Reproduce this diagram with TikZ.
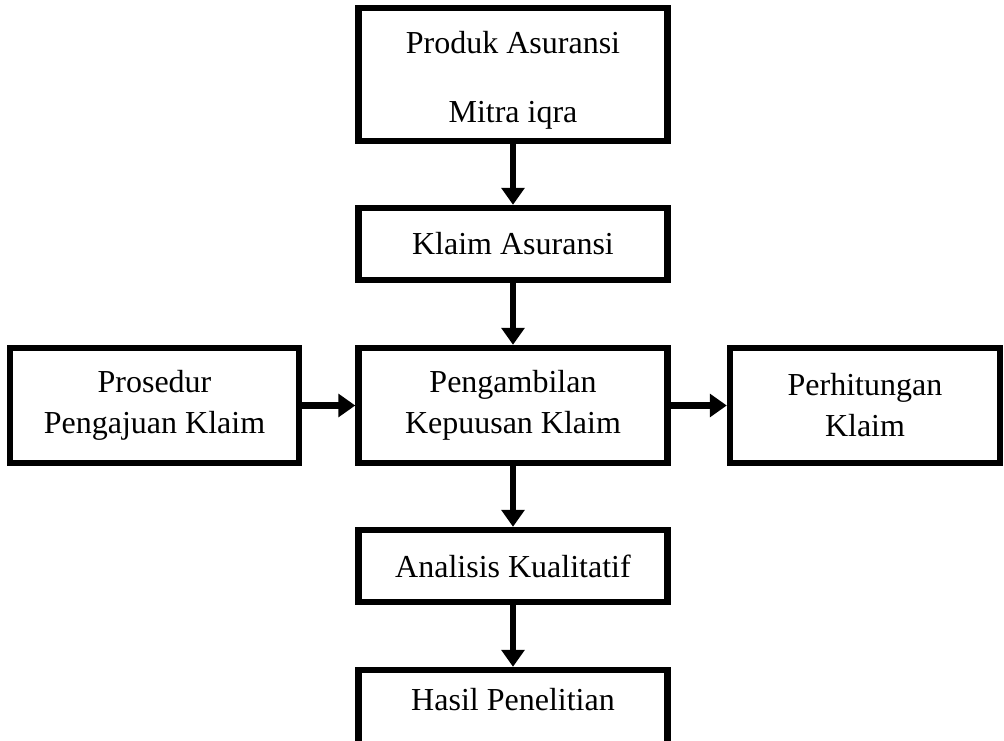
\documentclass[tikz,border=0pt]{standalone}
\usepackage{fontspec}
\setmainfont{Liberation Serif}
\usetikzlibrary{arrows.meta}
\begin{document}
\begin{tikzpicture}[x=0.75pt,y=-0.75pt,
  box/.style={draw,line width=4.8pt,rectangle,inner sep=0pt,align=center,
    font=\fontsize{24}{30.75}\selectfont},
  arr/.style={line width=5.2pt,-{Triangle[length=12.75pt,width=17pt]}}]
\useasboundingbox (0,0) rectangle (1004,741);
\node[box,minimum width=231.75pt,minimum height=99.75pt] (top) at (513,74.5)
  {\rule{0pt}{24.75pt}Produk Asuransi\\[21pt]Mitra iqra};
\node[box,minimum width=231.75pt,minimum height=54pt] (klaim) at (513,244) {Klaim Asuransi};
\node[box,minimum width=231.75pt,minimum height=86.25pt] (mid) at (513,405.5) {Pengambilan\\Kepuusan Klaim};
\node[box,minimum width=216.75pt,minimum height=86.25pt] (pros) at (154.5,405.5) {Prosedur\\Pengajuan Klaim};
\node[box,minimum width=202.5pt,minimum height=86.25pt] (perh) at (865,405.5) {Perhitungan\\Klaim};
\node[box,minimum width=231.75pt,minimum height=54pt] (anal) at (513,566) {Analisis Kualitatif};
\node[box,minimum width=231.75pt,minimum height=60pt] (hasil) at (513,710)
  {Hasil Penelitian\rule[-16.5pt]{0pt}{0pt}};
\draw[arr] (top) -- (klaim);
\draw[arr] (klaim) -- (mid);
\draw[arr] (pros) -- (mid);
\draw[arr] (mid) -- (perh);
\draw[arr] (mid) -- (anal);
\draw[arr] (anal) -- (hasil);
\end{tikzpicture}
\end{document}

**Required work**
Transcribe all of the material exactly, leaving out whatever pictures it contains.

**The output**
Reproduce this diagram with TikZ.
\documentclass[tikz,border=0pt]{standalone}
\usepackage{fontspec}
\setmainfont{Liberation Serif}
\usetikzlibrary{arrows.meta}
\begin{document}
\begin{tikzpicture}[x=0.75pt,y=-0.75pt,
  box/.style={draw,line width=4.8pt,rectangle,inner sep=0pt,align=center,
    font=\fontsize{24}{30.75}\selectfont},
  arr/.style={line width=5.2pt,-{Triangle[length=12.75pt,width=17pt]}}]
\useasboundingbox (0,0) rectangle (1004,741);
\node[box,minimum width=231.75pt,minimum height=99.75pt] (top) at (513,74.5)
  {\rule{0pt}{24.75pt}Produk Asuransi\\[21pt]Mitra iqra};
\node[box,minimum width=231.75pt,minimum height=54pt] (klaim) at (513,244) {Klaim Asuransi};
\node[box,minimum width=231.75pt,minimum height=86.25pt] (mid) at (513,405.5) {Pengambilan\\Kepuusan Klaim};
\node[box,minimum width=216.75pt,minimum height=86.25pt] (pros) at (154.5,405.5) {Prosedur\\Pengajuan Klaim};
\node[box,minimum width=202.5pt,minimum height=86.25pt] (perh) at (865,405.5) {Perhitungan\\Klaim};
\node[box,minimum width=231.75pt,minimum height=54pt] (anal) at (513,566) {Analisis Kualitatif};
\node[box,minimum width=231.75pt,minimum height=60pt] (hasil) at (513,710)
  {Hasil Penelitian\rule[-16.5pt]{0pt}{0pt}};
\draw[arr] (top) -- (klaim);
\draw[arr] (klaim) -- (mid);
\draw[arr] (pros) -- (mid);
\draw[arr] (mid) -- (perh);
\draw[arr] (mid) -- (anal);
\draw[arr] (anal) -- (hasil);
\end{tikzpicture}
\end{document}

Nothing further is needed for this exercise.